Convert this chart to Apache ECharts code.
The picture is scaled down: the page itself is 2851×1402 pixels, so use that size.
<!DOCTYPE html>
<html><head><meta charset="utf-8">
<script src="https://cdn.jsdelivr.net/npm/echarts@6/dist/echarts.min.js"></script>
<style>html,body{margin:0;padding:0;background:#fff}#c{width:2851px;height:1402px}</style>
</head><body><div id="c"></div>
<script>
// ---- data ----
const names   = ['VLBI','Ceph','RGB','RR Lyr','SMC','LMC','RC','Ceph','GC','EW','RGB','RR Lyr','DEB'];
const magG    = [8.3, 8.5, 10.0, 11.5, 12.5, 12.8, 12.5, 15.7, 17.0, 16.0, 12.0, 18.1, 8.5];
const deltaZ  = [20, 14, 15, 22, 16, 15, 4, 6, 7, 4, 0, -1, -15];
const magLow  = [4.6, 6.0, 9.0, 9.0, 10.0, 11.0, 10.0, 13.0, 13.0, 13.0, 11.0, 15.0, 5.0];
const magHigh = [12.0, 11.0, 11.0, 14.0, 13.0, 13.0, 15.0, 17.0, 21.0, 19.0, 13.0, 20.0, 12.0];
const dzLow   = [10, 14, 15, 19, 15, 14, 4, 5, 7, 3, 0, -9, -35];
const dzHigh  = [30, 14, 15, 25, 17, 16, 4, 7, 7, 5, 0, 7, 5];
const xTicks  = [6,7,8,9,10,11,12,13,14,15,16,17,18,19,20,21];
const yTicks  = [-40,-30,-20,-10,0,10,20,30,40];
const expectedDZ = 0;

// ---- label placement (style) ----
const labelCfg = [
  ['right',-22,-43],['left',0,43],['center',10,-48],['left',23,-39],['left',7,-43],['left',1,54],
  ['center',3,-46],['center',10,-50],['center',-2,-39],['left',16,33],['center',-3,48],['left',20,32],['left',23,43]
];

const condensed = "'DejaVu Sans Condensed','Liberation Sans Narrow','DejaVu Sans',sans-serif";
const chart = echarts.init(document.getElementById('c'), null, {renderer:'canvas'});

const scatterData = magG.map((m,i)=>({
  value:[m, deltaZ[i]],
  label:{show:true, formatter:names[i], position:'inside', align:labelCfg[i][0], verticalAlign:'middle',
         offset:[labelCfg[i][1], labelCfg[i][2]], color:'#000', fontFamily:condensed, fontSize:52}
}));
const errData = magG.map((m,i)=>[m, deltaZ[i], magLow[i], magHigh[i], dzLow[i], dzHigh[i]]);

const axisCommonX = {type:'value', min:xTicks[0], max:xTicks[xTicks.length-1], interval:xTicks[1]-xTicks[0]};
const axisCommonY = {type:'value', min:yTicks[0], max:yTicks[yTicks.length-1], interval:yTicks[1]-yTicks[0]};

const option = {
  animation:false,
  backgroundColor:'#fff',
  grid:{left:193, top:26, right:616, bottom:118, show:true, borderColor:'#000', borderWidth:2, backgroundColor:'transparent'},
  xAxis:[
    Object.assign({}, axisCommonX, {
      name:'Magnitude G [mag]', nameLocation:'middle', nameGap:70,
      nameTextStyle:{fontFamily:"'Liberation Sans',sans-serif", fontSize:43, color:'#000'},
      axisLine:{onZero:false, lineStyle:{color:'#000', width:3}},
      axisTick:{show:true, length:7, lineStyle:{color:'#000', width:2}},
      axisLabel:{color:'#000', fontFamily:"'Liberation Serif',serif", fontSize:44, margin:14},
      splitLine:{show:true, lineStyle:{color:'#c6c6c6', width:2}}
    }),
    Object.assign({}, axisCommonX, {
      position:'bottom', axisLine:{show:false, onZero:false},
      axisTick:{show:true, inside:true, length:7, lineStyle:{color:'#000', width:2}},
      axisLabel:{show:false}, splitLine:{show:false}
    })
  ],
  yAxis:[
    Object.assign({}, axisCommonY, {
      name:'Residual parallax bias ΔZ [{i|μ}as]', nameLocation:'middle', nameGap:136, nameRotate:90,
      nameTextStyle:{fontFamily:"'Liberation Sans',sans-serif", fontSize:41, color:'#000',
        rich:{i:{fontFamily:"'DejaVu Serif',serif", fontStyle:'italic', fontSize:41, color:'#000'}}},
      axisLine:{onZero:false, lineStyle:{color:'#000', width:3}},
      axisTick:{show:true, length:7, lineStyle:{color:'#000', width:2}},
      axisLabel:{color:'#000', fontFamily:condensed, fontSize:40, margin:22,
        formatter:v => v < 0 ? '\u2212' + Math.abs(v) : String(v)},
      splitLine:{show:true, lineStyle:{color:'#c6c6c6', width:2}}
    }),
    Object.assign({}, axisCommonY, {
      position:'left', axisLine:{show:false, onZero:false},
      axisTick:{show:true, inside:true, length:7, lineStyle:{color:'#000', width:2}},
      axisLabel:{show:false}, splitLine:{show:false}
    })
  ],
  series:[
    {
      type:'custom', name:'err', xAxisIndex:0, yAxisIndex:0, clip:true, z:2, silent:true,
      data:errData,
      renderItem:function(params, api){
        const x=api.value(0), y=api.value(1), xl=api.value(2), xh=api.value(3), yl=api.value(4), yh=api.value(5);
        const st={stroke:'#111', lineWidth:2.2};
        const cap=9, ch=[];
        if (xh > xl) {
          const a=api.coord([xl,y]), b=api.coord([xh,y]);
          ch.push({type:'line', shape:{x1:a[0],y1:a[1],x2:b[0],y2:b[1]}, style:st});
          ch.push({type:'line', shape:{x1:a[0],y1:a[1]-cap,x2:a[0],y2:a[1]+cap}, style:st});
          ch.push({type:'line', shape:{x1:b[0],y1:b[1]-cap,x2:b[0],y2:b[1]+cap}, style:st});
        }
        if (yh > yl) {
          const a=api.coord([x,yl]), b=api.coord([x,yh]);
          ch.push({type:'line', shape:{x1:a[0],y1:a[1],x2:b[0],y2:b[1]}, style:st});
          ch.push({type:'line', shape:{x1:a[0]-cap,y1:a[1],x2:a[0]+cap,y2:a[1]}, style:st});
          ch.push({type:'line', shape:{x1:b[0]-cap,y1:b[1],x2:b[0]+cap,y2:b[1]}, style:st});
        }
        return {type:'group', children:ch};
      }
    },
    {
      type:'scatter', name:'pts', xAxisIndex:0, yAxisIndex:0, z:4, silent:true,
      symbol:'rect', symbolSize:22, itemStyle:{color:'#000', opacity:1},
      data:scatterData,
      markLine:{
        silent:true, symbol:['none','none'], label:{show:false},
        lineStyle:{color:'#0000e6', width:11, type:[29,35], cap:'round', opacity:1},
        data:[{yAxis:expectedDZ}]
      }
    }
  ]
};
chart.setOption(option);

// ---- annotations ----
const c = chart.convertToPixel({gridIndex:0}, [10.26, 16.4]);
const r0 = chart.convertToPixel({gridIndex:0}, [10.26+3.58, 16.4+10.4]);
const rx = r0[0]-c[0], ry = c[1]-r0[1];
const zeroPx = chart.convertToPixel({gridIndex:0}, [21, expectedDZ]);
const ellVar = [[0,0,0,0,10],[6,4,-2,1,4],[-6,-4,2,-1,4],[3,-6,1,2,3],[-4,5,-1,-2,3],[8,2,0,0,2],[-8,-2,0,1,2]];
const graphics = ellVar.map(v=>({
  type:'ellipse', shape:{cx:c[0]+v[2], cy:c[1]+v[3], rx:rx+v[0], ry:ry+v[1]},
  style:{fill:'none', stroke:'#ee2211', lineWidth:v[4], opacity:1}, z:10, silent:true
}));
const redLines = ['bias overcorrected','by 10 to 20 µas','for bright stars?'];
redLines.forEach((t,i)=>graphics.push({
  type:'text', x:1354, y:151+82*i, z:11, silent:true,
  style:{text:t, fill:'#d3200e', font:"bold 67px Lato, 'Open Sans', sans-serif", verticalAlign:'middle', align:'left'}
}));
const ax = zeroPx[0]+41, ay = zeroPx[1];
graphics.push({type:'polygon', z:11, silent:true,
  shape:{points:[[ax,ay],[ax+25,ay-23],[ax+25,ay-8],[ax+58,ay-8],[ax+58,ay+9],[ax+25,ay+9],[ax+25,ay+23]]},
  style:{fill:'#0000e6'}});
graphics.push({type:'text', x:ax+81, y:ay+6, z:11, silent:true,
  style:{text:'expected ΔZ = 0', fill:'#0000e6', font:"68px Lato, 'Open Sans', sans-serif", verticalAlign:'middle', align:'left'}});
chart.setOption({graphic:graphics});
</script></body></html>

========

▶ [WHAT IS ASKED]: Set down verbatim only the lines between the start of the data above and the line with "magHigh[i], dzLow[i], dzHigh[i]]);", both boundaries included.

▶ [RESPONSE]:
Convert this chart to Apache ECharts code.
The picture is scaled down: the page itself is 2851×1402 pixels, so use that size.
<!DOCTYPE html>
<html><head><meta charset="utf-8">
<script src="https://cdn.jsdelivr.net/npm/echarts@6/dist/echarts.min.js"></script>
<style>html,body{margin:0;padding:0;background:#fff}#c{width:2851px;height:1402px}</style>
</head><body><div id="c"></div>
<script>
// ---- data ----
const names   = ['VLBI','Ceph','RGB','RR Lyr','SMC','LMC','RC','Ceph','GC','EW','RGB','RR Lyr','DEB'];
const magG    = [8.3, 8.5, 10.0, 11.5, 12.5, 12.8, 12.5, 15.7, 17.0, 16.0, 12.0, 18.1, 8.5];
const deltaZ  = [20, 14, 15, 22, 16, 15, 4, 6, 7, 4, 0, -1, -15];
const magLow  = [4.6, 6.0, 9.0, 9.0, 10.0, 11.0, 10.0, 13.0, 13.0, 13.0, 11.0, 15.0, 5.0];
const magHigh = [12.0, 11.0, 11.0, 14.0, 13.0, 13.0, 15.0, 17.0, 21.0, 19.0, 13.0, 20.0, 12.0];
const dzLow   = [10, 14, 15, 19, 15, 14, 4, 5, 7, 3, 0, -9, -35];
const dzHigh  = [30, 14, 15, 25, 17, 16, 4, 7, 7, 5, 0, 7, 5];
const xTicks  = [6,7,8,9,10,11,12,13,14,15,16,17,18,19,20,21];
const yTicks  = [-40,-30,-20,-10,0,10,20,30,40];
const expectedDZ = 0;

// ---- label placement (style) ----
const labelCfg = [
  ['right',-22,-43],['left',0,43],['center',10,-48],['left',23,-39],['left',7,-43],['left',1,54],
  ['center',3,-46],['center',10,-50],['center',-2,-39],['left',16,33],['center',-3,48],['left',20,32],['left',23,43]
];

const condensed = "'DejaVu Sans Condensed','Liberation Sans Narrow','DejaVu Sans',sans-serif";
const chart = echarts.init(document.getElementById('c'), null, {renderer:'canvas'});

const scatterData = magG.map((m,i)=>({
  value:[m, deltaZ[i]],
  label:{show:true, formatter:names[i], position:'inside', align:labelCfg[i][0], verticalAlign:'middle',
         offset:[labelCfg[i][1], labelCfg[i][2]], color:'#000', fontFamily:condensed, fontSize:52}
}));
const errData = magG.map((m,i)=>[m, deltaZ[i], magLow[i], magHigh[i], dzLow[i], dzHigh[i]]);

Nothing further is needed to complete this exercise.